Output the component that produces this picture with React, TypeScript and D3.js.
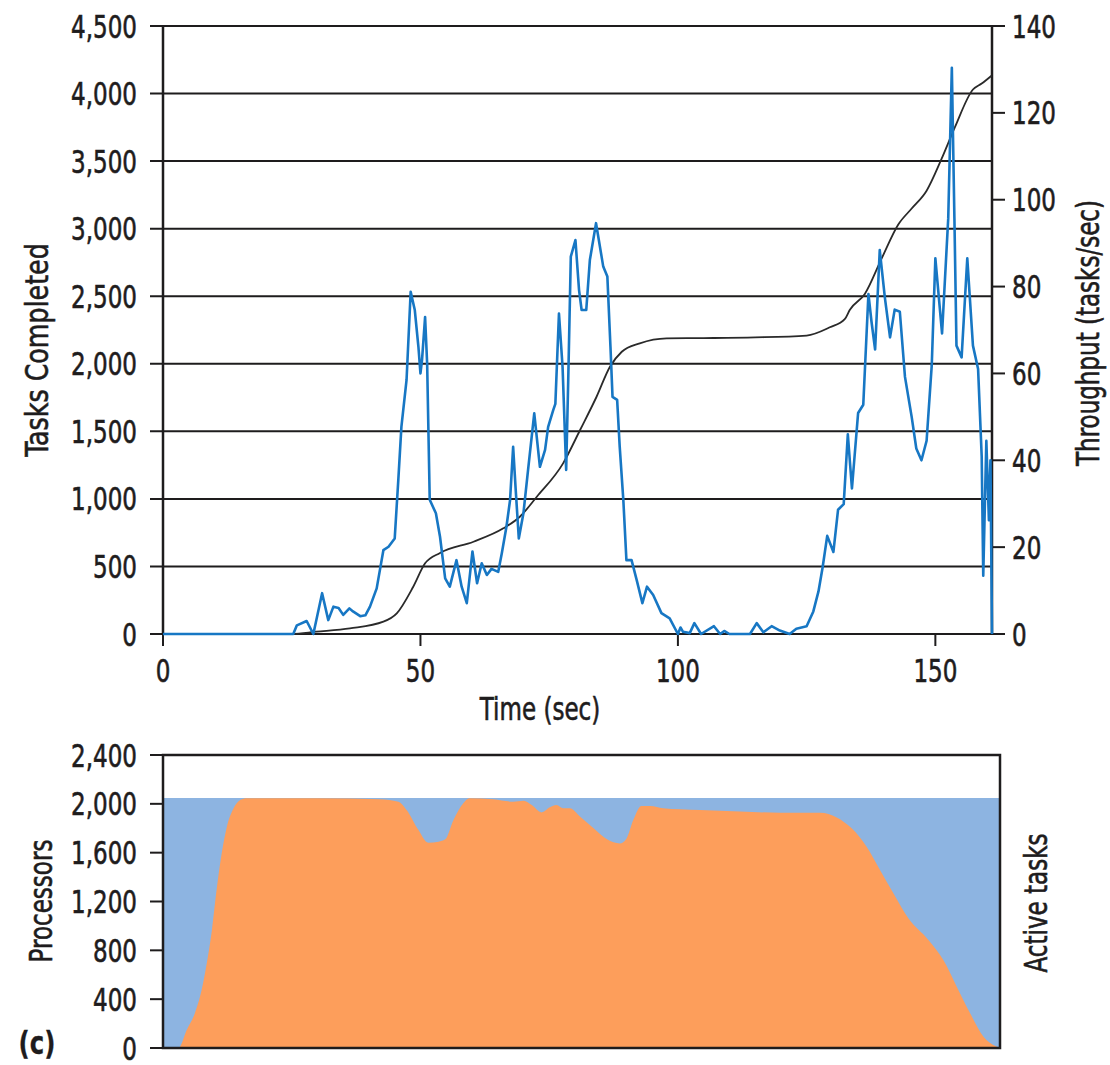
import React from 'react';
import * as d3 from 'd3';

const FONT = '"DejaVu Sans Condensed", "DejaVu Sans", sans-serif';

// ---- tick labels ----
const tasksTicks = [0, 500, 1000, 1500, 2000, 2500, 3000, 3500, 4000, 4500];
const throughputTicks = [0, 20, 40, 60, 80, 100, 120, 140];
const timeTicks = [0, 50, 100, 150];
const procTicks = [0, 400, 800, 1200, 1600, 2000, 2400];

// ---- tasks completed (cumulative) ----
const taskTime = [0, 25, 29.8, 36.3, 42.8, 45.4, 48.6, 50.9, 53.8, 60.3, 66.1, 69.3, 72.6, 77.7, 81, 84.2, 86.8, 89.1, 92.6, 97.8, 105, 115, 125, 129.5, 132.4, 133.4, 136.3, 139.6, 142.8, 145.4, 148.3, 151.2, 153.8, 157.3, 159, 160.9];
const taskDone = [0, 0, 17, 42, 91, 153, 350, 523, 600, 683, 782, 868, 1016, 1263, 1510, 1756, 1978, 2089, 2151, 2188, 2190, 2195, 2209, 2270, 2330, 2400, 2517, 2782, 3031, 3149, 3281, 3516, 3751, 4030, 4074, 4132];

// ---- throughput (tasks/sec) ----
const thrTime = [0, 25.3, 26, 27.9, 29.2, 30.9, 32.1, 33.1, 34.1, 35, 36.2, 36.9, 38.3, 39.3, 40.2, 41.5, 42.8, 43.8, 45, 45.7, 46.3, 47.3, 48.1, 48.9, 49.6, 50, 50.3, 50.9, 51.3, 51.8, 53, 53.8, 54.8, 55.7, 57, 58, 59, 60.1, 61, 61.9, 62.9, 63.8, 65.1, 65.8, 66.7, 67.4, 68, 68.5, 69.1, 70, 70.9, 72.1, 73.2, 74.2, 74.8, 75.8, 76.2, 76.9, 77.6, 78.3, 78.7, 79.2, 80.1, 80.8, 81.3, 82.2, 82.9, 84.1, 85.5, 86.3, 86.9, 87.3, 88.2, 88.7, 89.4, 90, 91, 92, 93.1, 94, 95.2, 96.8, 98.4, 100, 100.5, 101, 102.3, 103.2, 104.5, 107, 108.2, 109, 110, 114, 115.3, 116.6, 118.2, 119.8, 121.7, 123, 125, 126.3, 127.3, 128.1, 129, 130.2, 131.1, 132.2, 133, 133.8, 135, 136, 137, 137.6, 138.3, 139.2, 140.2, 141.2, 142.1, 143.1, 144.1, 145.4, 146.3, 147.3, 148.3, 149.3, 150, 151.3, 152.5, 153.2, 153.7, 154.1, 155.1, 156.2, 157.3, 158.3, 159, 159.3, 159.9, 160.4, 160.7, 161];
const thrValue = [0, 0, 2, 3, 0, 9.4, 3.2, 6.3, 6, 4.4, 5.9, 5.2, 4.1, 4.3, 6.3, 10.5, 19.3, 20.1, 22, 35.5, 47.7, 58.5, 78.8, 74.6, 66.2, 60, 63, 73, 62.3, 30.9, 27.8, 22.4, 12.8, 10.9, 17, 10.9, 7.1, 19, 11.7, 16.3, 13.6, 15, 14.3, 18.6, 24.7, 30.8, 43.1, 33.2, 22, 27.8, 37.8, 50.8, 38.5, 42.4, 47.7, 51.6, 53, 73.8, 61.5, 37.8, 58.5, 86.9, 90.7, 79.2, 74.6, 74.6, 86.1, 94.6, 84.6, 82.3, 66.2, 54.6, 53.9, 43.1, 30.9, 17, 17, 12.4, 7.1, 10.9, 9, 4.8, 3.6, 0, 1.5, 0.5, 0.2, 2.5, 0, 1.8, 0, 0.7, 0, 0, 2.5, 0.4, 1.8, 0.8, 0, 1.2, 1.8, 5.2, 9.8, 15.3, 22.6, 18.9, 28.6, 29.9, 46, 33.5, 50.9, 52.8, 78.3, 71.9, 65.5, 88.4, 77.4, 68.3, 74.7, 74.2, 59.2, 50, 42.7, 40, 44.5, 61.9, 86.5, 69.2, 95.7, 130.4, 95.7, 66.4, 63.7, 86.5, 66.4, 61, 40.9, 13.4, 44.5, 26.2, 40, 0];

// ---- bottom panel: processors and active tasks ----
const procTime = [0, 162.5];
const procCount = [2048, 2048];
const activeTime = [0, 3, 4.6, 6.2, 7.5, 8.5, 9.5, 10.4, 11.4, 12.4, 13.7, 15, 16.3, 30, 42.1, 45.7, 47.3, 49.6, 51.5, 53.5, 54.8, 56.4, 58.3, 59.5, 64.1, 68, 70, 71.6, 73.5, 75.1, 76.4, 77.7, 79, 81, 83.6, 86.2, 88.7, 90, 91.3, 92.9, 94.6, 97.1, 100.4, 104.3, 112, 119.8, 127.6, 130.8, 133.7, 136.6, 139.2, 141.8, 144.7, 148.6, 151.5, 154.1, 156.7, 159.3, 161.6, 162.5];
const activeCount = [0, 0, 147, 287, 475, 694, 966, 1294, 1595, 1812, 1963, 2031, 2045, 2045, 2037, 2017, 1949, 1785, 1681, 1690, 1709, 1867, 2004, 2045, 2037, 2017, 2025, 1990, 1930, 1971, 1990, 1963, 1963, 1894, 1800, 1709, 1676, 1717, 1867, 1982, 1982, 1963, 1955, 1949, 1938, 1927, 1927, 1889, 1799, 1649, 1458, 1267, 1062, 885, 721, 502, 284, 93, 16, 0];

const INK = '#1e1c1d';
const SX = 0.8;

type LProps = {
  x: number;
  y: number;
  anchor?: 'start' | 'middle' | 'end';
  rotate?: number;
  size?: number;
  bold?: boolean;
  sx?: number;
  children: React.ReactNode;
};

function Label({ x, y, anchor = 'middle', rotate, size = 32, bold, sx = SX, children }: LProps) {
  const t = `translate(${x},${y})${rotate ? ` rotate(${rotate})` : ''} scale(${sx},1)`;
  return (
    <text
      transform={t}
      dy="0.36em"
      textAnchor={anchor}
      fontSize={size}
      fontWeight={bold ? 'bold' : 'normal'}
      fill={INK}
      stroke={INK}
      strokeWidth={bold ? 0.3 : 0.6}
    >
      {children}
    </text>
  );
}

export default function App() {
  const x = d3.scaleLinear().domain([0, 161]).range([163, 992]);
  const yL = d3.scaleLinear().domain([0, 4500]).range([634, 26]);
  const yR = d3.scaleLinear().domain([0, 140]).range([634, 26]);
  const xb = d3.scaleLinear().domain([0, 162.5]).range([163, 1000]);
  const yb = d3.scaleLinear().domain([0, 2400]).range([1048, 755]);
  const fmt = d3.format(',');

  const taskLine = d3
    .line<number>()
    .x((_, i) => x(taskTime[i]))
    .y((d) => yL(d))
    .curve(d3.curveMonotoneX)(taskDone) || '';
  const thrLine = d3
    .line<number>()
    .x((_, i) => x(thrTime[i]))
    .y((d) => yR(d))(thrValue) || '';
  const procArea = d3
    .area<number>()
    .x((_, i) => xb(procTime[i]))
    .y0(yb(0))
    .y1((d) => yb(d))(procCount) || '';
  const activeArea = d3
    .area<number>()
    .x((_, i) => xb(activeTime[i]))
    .y0(yb(0))
    .y1((d) => yb(d))
    .curve(d3.curveMonotoneX)(activeCount) || '';

  const x0 = x.range()[0];
  const x1 = x.range()[1];

  return (
    <svg
      width={1110}
      height={1065}
      style={{ position: 'absolute', left: 0, top: 0, background: '#fff' }}
      fontFamily={FONT}
    >
      {/* ===== top panel ===== */}
      {tasksTicks.map((v) => (
        <line key={'g' + v} x1={x0 - 13} x2={x1} y1={yL(v)} y2={yL(v)} stroke={INK} strokeWidth={2} />
      ))}
      {tasksTicks.map((v) => (
        <Label key={'tl' + v} x={137} y={yL(v)} anchor="end">
          {fmt(v)}
        </Label>
      ))}
      {throughputTicks.map((v) => (
        <g key={'r' + v}>
          <line x1={x1} x2={x1 + 13} y1={yR(v)} y2={yR(v)} stroke={INK} strokeWidth={2} />
          <Label x={1012} y={yR(v)} anchor="start">
            {fmt(v)}
          </Label>
        </g>
      ))}
      {timeTicks.map((v) => (
        <g key={'x' + v}>
          <line x1={x(v)} x2={x(v)} y1={634} y2={646} stroke={INK} strokeWidth={2} />
          <Label x={x(v)} y={670}>
            {v}
          </Label>
        </g>
      ))}
      <line x1={x0} x2={x0} y1={26} y2={634} stroke={INK} strokeWidth={2.5} />
      <line x1={x1} x2={x1} y1={26} y2={634} stroke={INK} strokeWidth={2.5} />

      <path d={taskLine} fill="none" stroke="#2a2a2a" strokeWidth={1.8} />
      <path d={thrLine} fill="none" stroke="#1777c4" strokeWidth={2.6} strokeLinejoin="round" />

      <Label x={540} y={708}>Time (sec)</Label>
      <Label x={36} y={350} rotate={-90} sx={0.88}>Tasks Completed</Label>
      <Label x={1087} y={333} rotate={-90}>Throughput (tasks/sec)</Label>

      {/* ===== bottom panel ===== */}
      <path d={procArea} fill="#8db4e1" />
      <path d={activeArea} fill="#fd9e5b" />
      <rect x={163} y={755} width={1000 - 163} height={1048 - 755} fill="none" stroke={INK} strokeWidth={2.5} />
      {procTicks.map((v) => (
        <g key={'p' + v}>
          <line x1={150} x2={163} y1={yb(v)} y2={yb(v)} stroke={INK} strokeWidth={2} />
          <Label x={137} y={yb(v)} anchor="end">
            {fmt(v)}
          </Label>
        </g>
      ))}
      <Label x={40} y={901} rotate={-90}>Processors</Label>
      <Label x={1035} y={903} rotate={-90}>Active tasks</Label>
      <Label x={37} y={1042} size={32} bold sx={0.85}>(c)</Label>
    </svg>
  );
}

**What you are asked to do**
Repeat the lines above, starting at the first and stopping after the line that holds "4030, 4074, 4132];", with the pictures left out.

**Result of this exercise**
Output the component that produces this picture with React, TypeScript and D3.js.
import React from 'react';
import * as d3 from 'd3';

const FONT = '"DejaVu Sans Condensed", "DejaVu Sans", sans-serif';

// ---- tick labels ----
const tasksTicks = [0, 500, 1000, 1500, 2000, 2500, 3000, 3500, 4000, 4500];
const throughputTicks = [0, 20, 40, 60, 80, 100, 120, 140];
const timeTicks = [0, 50, 100, 150];
const procTicks = [0, 400, 800, 1200, 1600, 2000, 2400];

// ---- tasks completed (cumulative) ----
const taskTime = [0, 25, 29.8, 36.3, 42.8, 45.4, 48.6, 50.9, 53.8, 60.3, 66.1, 69.3, 72.6, 77.7, 81, 84.2, 86.8, 89.1, 92.6, 97.8, 105, 115, 125, 129.5, 132.4, 133.4, 136.3, 139.6, 142.8, 145.4, 148.3, 151.2, 153.8, 157.3, 159, 160.9];
const taskDone = [0, 0, 17, 42, 91, 153, 350, 523, 600, 683, 782, 868, 1016, 1263, 1510, 1756, 1978, 2089, 2151, 2188, 2190, 2195, 2209, 2270, 2330, 2400, 2517, 2782, 3031, 3149, 3281, 3516, 3751, 4030, 4074, 4132];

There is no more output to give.